Lunghi rettilinei in falsopiano si aprono in direzione Alatri, mentre le sagome dei monti si fanno più vicine. Una rotatoria all’ingresso del paese ci fa evitare l’attraversamento del centro storico, che pure merita una visita così come Fumone.

Dal punto di vista ciclistico, però, è da qui che inizia il tratto più bello. La strada verso Collepardo si inerpica gradualmente seguendo le anse di una ripida gola scavata con pazienza dal fiume Cosa, che scorre decine di metri più in giù. La strada regala scorci degni dell’entroterra corso, e un sapore rustico davvero sorprendente. Il bordo del precipizio è marcato soltanto da un basso muretto di cemento, come s’usava un tempo, mentre il fianco del monte alla nostra destra presenta solchi morbidi e verdi simili alle sinuosità del Monte Olimpo.

La salita è semplice e affascinante, e così l’arrivo al borgo di Collepardo, famoso per una delle formazioni geologiche più bizzarre del centro Italia, quasi unica nel suo genere: parliamo del Pozzo d’Antullo, un’enorme voragine carsica risultato del collasso di una grotta oggi priva del soffitto, in pratica una Grotta di Collepardo alla quale ha detto male.

Dopo Collepardo, il paesaggio cambia ancora. Siamo oltre i 700 metri di quota, il fresco collinare ci avvolge nell’ombra di veraci cerrete e lecceti; la carreggiata si restringe, tanto il doppio senso di marcia servirà una volta al giorno a dire tanto. La salita è graduale e ascetica, di quelle che si gustano a ogni giro di pedivella.

Poi, all’improvviso, la Certosa. Un complesso monastico lungo il Cammino di San Benedetto, uno dei luoghi di eremitaggio del norcino nel viaggio della sua vita appenninica dall’Umbria al basso Lazio, un luogo dove la tranquillità ti avvolge col silenzio. Bellissimi gli affreschi, certosino ogni manufatto, frati peripatetici ti salutano panciuti mentre giri sotto i porticati del chiostro.

La strada del ritorno indicata nella traccia chiude un giro ad anello che passa per Veroli: per arrivarci ci attendono svariati chilometri di discese vertiginose e panoramiche nel verde brillante degli Ernici, tra formazioni rocciose particolari e curve inattese. Provinciali deserte e quasi dimenticate nell’entroterra ciociaro, la cui quieta solitudine è rotta soltanto da un gregge di pecore riportato nel recinto da apprendisti cani pastore.

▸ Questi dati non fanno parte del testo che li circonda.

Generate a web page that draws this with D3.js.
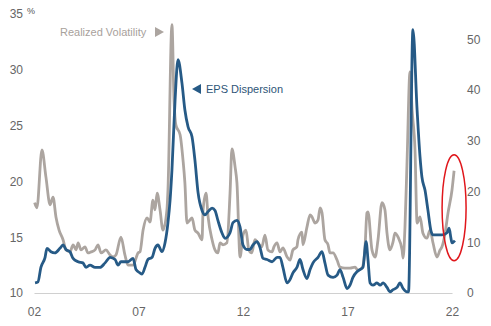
<!DOCTYPE html>
<html>
<head>
<meta charset="utf-8">
<script src="https://cdn.jsdelivr.net/npm/d3@7"></script>
<style>
  body { margin: 0; background: #fff; }
  svg { font-family: "Liberation Sans", Arial, sans-serif; }
</style>
</head>
<body>
<svg id="vis" width="491" height="326"></svg>
<script>
// realized volatility (right axis)
var volDates = [2002.03, 2002.14, 2002.38, 2002.57, 2002.77, 2002.91, 2003.05, 2003.20, 2003.39, 2003.53,
  2003.72, 2003.87, 2004.01, 2004.11, 2004.25, 2004.44, 2004.58, 2004.73, 2004.92, 2005.06,
  2005.21, 2005.44, 2005.64, 2005.78, 2005.92, 2006.16, 2006.35, 2006.50, 2006.74, 2006.98,
  2007.07, 2007.22, 2007.41, 2007.55, 2007.69, 2007.79, 2007.89, 2008.03, 2008.17, 2008.36,
  2008.41, 2008.60, 2008.70, 2008.79, 2008.99, 2009.13, 2009.22, 2009.32, 2009.46, 2009.56,
  2009.70, 2009.85, 2010.04, 2010.09, 2010.23, 2010.33, 2010.52, 2010.66, 2010.80, 2010.90,
  2011.04, 2011.23, 2011.38, 2011.47, 2011.62, 2011.71, 2011.86, 2012.00, 2012.14, 2012.28,
  2012.42, 2012.57, 2012.71, 2012.90, 2013.05, 2013.19, 2013.39, 2013.48, 2013.63, 2013.77,
  2013.91, 2014.11, 2014.25, 2014.39, 2014.58, 2014.63, 2014.82, 2014.87, 2015.06, 2015.21,
  2015.30, 2015.45, 2015.59, 2015.69, 2015.78, 2015.92, 2016.07, 2016.16, 2016.31, 2016.50,
  2016.64, 2016.88, 2017.12, 2017.36, 2017.50, 2017.69, 2017.84, 2017.93, 2017.98, 2018.17,
  2018.32, 2018.46, 2018.65, 2018.79, 2018.89, 2019.03, 2019.18, 2019.27, 2019.42, 2019.61,
  2019.66, 2019.75, 2019.85, 2019.99, 2020.09, 2020.23, 2020.33, 2020.47, 2020.61, 2020.80,
  2020.95, 2021.09, 2021.28, 2021.43, 2021.52, 2021.67, 2021.81, 2022.00, 2022.10];
var volValues = [17.8, 16.8, 28.2, 22.9, 17.4, 18.9, 15.0, 12.4, 10.5, 8.5,
  8.1, 9.5, 8.5, 9.9, 8.5, 9.1, 7.9, 8.1, 8.5, 9.5,
  7.9, 8.5, 7.5, 7.1, 7.5, 11.0, 7.5, 5.5, 5.5, 7.9,
  8.1, 12.4, 14.8, 14.0, 18.3, 16.4, 19.7, 16.4, 12.4, 16.4,
  20.3, 52.9, 38.0, 33.1, 31.2, 26.2, 21.7, 13.8, 14.4, 14.8,
  12.4, 11.8, 10.5, 16.4, 19.7, 15.0, 10.5, 8.5, 7.9, 9.9,
  9.5, 9.9, 19.7, 28.4, 24.9, 21.7, 7.1, 11.4, 12.4, 8.5,
  7.9, 10.5, 9.9, 9.1, 11.4, 8.5, 8.1, 9.1, 9.9, 8.1,
  8.9, 7.1, 6.5, 8.5, 9.1, 10.5, 12.0, 9.5, 13.0, 15.4,
  15.0, 13.8, 14.4, 16.8, 15.8, 10.5, 9.5, 7.9, 7.9, 6.5,
  5.1, 4.9, 4.9, 5.1, 4.5, 4.9, 9.1, 15.8, 16.0, 8.5,
  7.1, 10.5, 17.8, 16.4, 11.8, 8.5, 10.1, 11.8, 11.0, 8.5,
  6.9, 13.0, 26.0, 43.6, 36.1, 28.2, 13.8, 15.0, 11.8, 10.8,
  12.4, 9.9, 7.1, 8.5, 9.1, 11.8, 15.8, 20.3, 24.1];

// EPS dispersion (left axis)
var epsDates = [2002.05, 2002.19, 2002.33, 2002.53, 2002.62, 2002.81, 2003.00, 2003.24, 2003.39, 2003.53,
  2003.72, 2003.87, 2004.11, 2004.34, 2004.49, 2004.68, 2004.92, 2005.16, 2005.40, 2005.64,
  2005.88, 2006.02, 2006.16, 2006.50, 2006.74, 2006.88, 2007.07, 2007.17, 2007.31, 2007.45,
  2007.65, 2007.79, 2007.93, 2008.12, 2008.27, 2008.41, 2008.51, 2008.60, 2008.75, 2008.89,
  2009.08, 2009.22, 2009.37, 2009.56, 2009.70, 2009.85, 2010.04, 2010.18, 2010.33, 2010.52,
  2010.66, 2010.80, 2010.99, 2011.14, 2011.38, 2011.52, 2011.71, 2011.86, 2012.00, 2012.19,
  2012.33, 2012.48, 2012.67, 2012.81, 2012.96, 2013.15, 2013.39, 2013.63, 2013.77, 2013.91,
  2014.11, 2014.25, 2014.39, 2014.58, 2014.73, 2014.87, 2015.06, 2015.21, 2015.35, 2015.59,
  2015.78, 2015.92, 2016.07, 2016.31, 2016.50, 2016.64, 2016.79, 2016.98, 2017.12, 2017.26,
  2017.45, 2017.60, 2017.74, 2017.89, 2017.98, 2018.08, 2018.22, 2018.41, 2018.56, 2018.70,
  2018.89, 2019.03, 2019.18, 2019.37, 2019.51, 2019.66, 2019.85, 2019.92, 2020.13, 2020.33,
  2020.47, 2020.56, 2020.71, 2020.85, 2020.99, 2021.09, 2021.28, 2021.52, 2021.76, 2021.86,
  2021.95, 2022.00, 2022.14];
var epsValues = [10.9, 11.0, 12.3, 13.2, 14.0, 13.7, 13.6, 14.0, 14.3, 13.9,
  13.7, 13.1, 12.8, 12.7, 12.3, 12.5, 12.3, 12.3, 12.7, 13.2,
  13.0, 12.5, 12.8, 12.8, 13.1, 12.1, 11.8, 11.7, 12.3, 13.0,
  13.2, 14.0, 14.3, 13.7, 14.5, 16.3, 18.3, 21.0, 27.3, 30.9,
  28.8, 26.4, 24.9, 24.0, 21.9, 19.0, 17.4, 17.0, 17.3, 17.6,
  17.4, 16.5, 15.4, 14.9, 15.4, 16.3, 16.5, 15.9, 14.3, 13.9,
  13.9, 14.3, 14.6, 14.1, 13.1, 13.0, 12.8, 13.2, 13.2, 12.3,
  10.9, 11.2, 11.8, 12.3, 13.0, 12.1, 11.3, 12.1, 12.7, 13.2,
  13.7, 12.7, 11.6, 11.4, 11.6, 12.1, 11.4, 10.4, 10.7, 11.4,
  11.9, 12.1, 12.3, 14.6, 13.0, 10.9, 10.7, 10.9, 10.7, 10.9,
  10.5, 10.1, 10.3, 10.5, 10.9, 10.4, 10.1, 10.1, 33.6, 26.4,
  22.2, 20.4, 19.2, 17.4, 15.6, 15.2, 15.2, 15.2, 15.4, 15.8,
  14.9, 14.5, 14.7];

var xTicks = [2002, 2007, 2012, 2017, 2022];
var leftTicks = [10, 15, 20, 25, 30, 35];
var rightTicks = [0, 10, 20, 30, 40, 50];

var svg = d3.select("#vis");

var margin = { top: 14, right: 39, bottom: 33, left: 34 };
var width = 491, height = 326;

var x = d3.scaleLinear()
  .domain([2002, 2022])
  .range([margin.left, 452]);

var yLeft = d3.scaleLinear()
  .domain([10, 35])
  .range([height - margin.bottom, margin.top]);

var yRight = d3.scaleLinear()
  .domain([0, 55])
  .range([height - margin.bottom, margin.top]);

// bottom axis
var xAxis = d3.axisBottom(x)
  .tickValues(xTicks)
  .tickSize(0)
  .tickPadding(14)
  .tickFormat(function(d){ return String(d).slice(2); });
var xGroup = svg.append("g")
  .attr("transform", "translate(0," + (height - margin.bottom) + ")")
  .call(xAxis);
xGroup.select(".domain").attr("stroke", "#d0d0d0").attr("stroke-width", 1.2);
xGroup.selectAll("text").attr("fill", "#666").style("font-size", "12px");

// left axis
var lGroup = svg.append("g")
  .attr("transform", "translate(26,0)")
  .call(d3.axisLeft(yLeft).tickValues(leftTicks).tickSize(0).tickPadding(3));
lGroup.select(".domain").remove();
lGroup.selectAll("text").attr("fill", "#666").style("font-size", "12px");

// right axis
var rGroup = svg.append("g")
  .attr("transform", "translate(464,0)")
  .call(d3.axisRight(yRight).tickValues(rightTicks).tickSize(0).tickPadding(3));
rGroup.select(".domain").remove();
rGroup.selectAll("text").attr("fill", "#666").style("font-size", "12px");

svg.append("text")
  .attr("x", 27)
  .attr("y", 14)
  .attr("fill", "#555")
  .style("font-size", "9px")
  .text("%");

// lines
var volLine = d3.line()
  .x(function(d, i){ return x(volDates[i]); })
  .y(function(d){ return yRight(d); })
  .curve(d3.curveMonotoneX);

var epsLine = d3.line()
  .x(function(d, i){ return x(epsDates[i]); })
  .y(function(d){ return yLeft(d); })
  .curve(d3.curveMonotoneX);

svg.append("path")
  .attr("d", volLine(volValues))
  .attr("fill", "none")
  .attr("stroke", "#aca5a0")
  .attr("stroke-width", 2.8)
  .attr("stroke-linejoin", "round");

svg.append("path")
  .attr("d", epsLine(epsValues))
  .attr("fill", "none")
  .attr("stroke", "#265a86")
  .attr("stroke-width", 2.8)
  .attr("stroke-linejoin", "round");

// labels
svg.append("text")
  .attr("x", 60)
  .attr("y", 36)
  .attr("fill", "#a8a19c")
  .style("font-size", "11px")
  .text("Realized Volatility");
svg.append("path")
  .attr("d", "M155,27 L164,32 L155,37 Z")
  .attr("fill", "#aca5a0");

svg.append("path")
  .attr("d", "M201,84 L192,89 L201,94 Z")
  .attr("fill", "#265a86");
svg.append("text")
  .attr("x", 206)
  .attr("y", 93)
  .attr("fill", "#2d5577")
  .style("font-size", "11px")
  .text("EPS Dispersion");

// red highlight around the latest readings
svg.append("ellipse")
  .attr("cx", x(2022.1))
  .attr("cy", yRight(16.8))
  .attr("rx", 12)
  .attr("ry", 53)
  .attr("fill", "none")
  .attr("stroke", "#e0161b")
  .attr("stroke-width", 1.5);
</script>
</body>
</html>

Qualche lieve saliscendi ci fa capire che non è comunque tutta pacchia fino alla stazione: ne abbiamo uno poco dopo l’abbazia, e l’altro prima del borgo di Veroli, dove è consigliata una sosta in uno dei tanti forni.

Attraverso stradine secondarie, sempre in discesa, attraversiamo la SS214 per Casamari, per costeggiarla su una complanare meno trafficata in direzione di Frosinone. La traccia ci porta alla stazione ferroviaria per il treno del ritorno costeggiando il più possibile il fiume Cosa, ed evitando l’impatto con le trafficate periferie del capoluogo.